4 - Des poètes et écrivains français de ses amis sont rappelés également :
Lydie Dattas, auteur, entre autres, d’une biographie de Jean Genet, « la chaste vie de Jean Genet », parue en 2006, a préfacé le livre de Bobin, « La lumière du monde » en 2001. « Tu riais. Tu disais des choses invraisemblables et justes (…) la vérité est folle » ( Lydie p.94)
Jean Grosjean, prêtre défroqué, poète, biographe, traducteur de la bible et du Coran, est mort en 2006. Bobin le défend dans Cher Penseur (p.91): « Jean Grosjean a commencé par être poète. Puis, il a lâché ce confort pour devenir la poésie ».
Quelques réserves
Ces lettres de poète dédiées à d’autres poètes, en particulier à Ryōkan, me paraissent parfois bien niaises et leur préciosité, loin de me toucher, me renvoie plutôt à « l’anachorète hypocondriaque » de l’inénarrable parodie des Inconnus.
Encore un mot...
Apprêté et anodin.
Outre les anges, les nuages et les fleurs, il est beaucoup question du Rien dans cet ouvrage. (Bobin a d’ailleurs écrit "l’éloge du rien ", en1990). Cela explique-t-il qu’il ne me reste rien de ces textes, une fois le livre refermé ? Peut-être suis-je étrangère à la poésie… Pourtant, j’ai encore en tête certains poèmes en prose de Baudelaire, découverts à 15 ans, comme « l’étranger » ou « la chevelure». Question de génération, sans doute…
Une phrase
p. 59, dans la lettre au vieil escalier :
"J’ai du courrier à faire. Il est important, c’est pourquoi je ne le ferai pas. Ces enveloppes dites « à fenêtre » - leur fenêtre n’ouvre sur rien. Je rassemble mes années autour de moi pour avoir plus de force. Il en faut pour ne rien faire. Le diable des modernes a décidé que nous serions tous, toujours, très occupés."
L'auteur
Poète, moraliste et écrivain français, né en 1951 au Creusot, Christian Bobin vit en Bourgogne, loin de l’agitation des villes ce qui ne l’empêche pas de participer à de nombreuses émissions de radio et de télévision.

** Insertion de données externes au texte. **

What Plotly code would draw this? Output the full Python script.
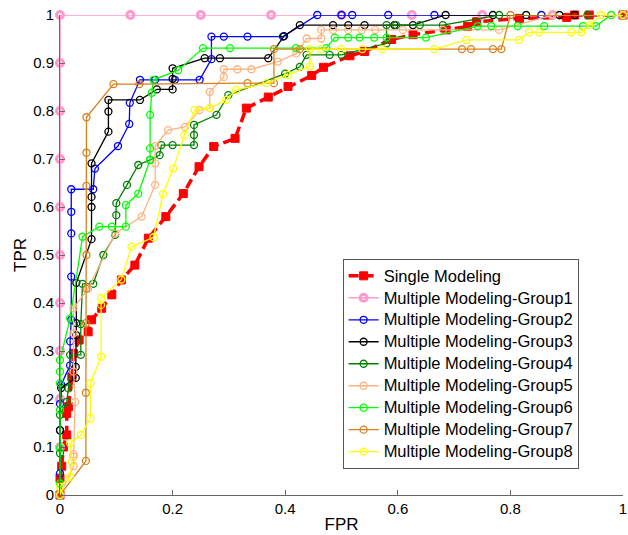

Son œuvre, forte d’une soixantaine d’ouvrages, a reçu de nombreuses distinctions, dont le prix des Deux Magots, le grand prix Catholique de Littérature (1993) et le prix d’Académie pour l’ensemble de son œuvre (2016).
Son panthéisme paisible plaît aux critiques et au public. La plupart de ses livres se sont vendus à plus de 100.000 exemplaires. « Le très-Bas », consacré à Saint François d’Assise, a même atteint les 400.000. Christian Bobin ne semble donc pas appartenir à la race des poètes maudits.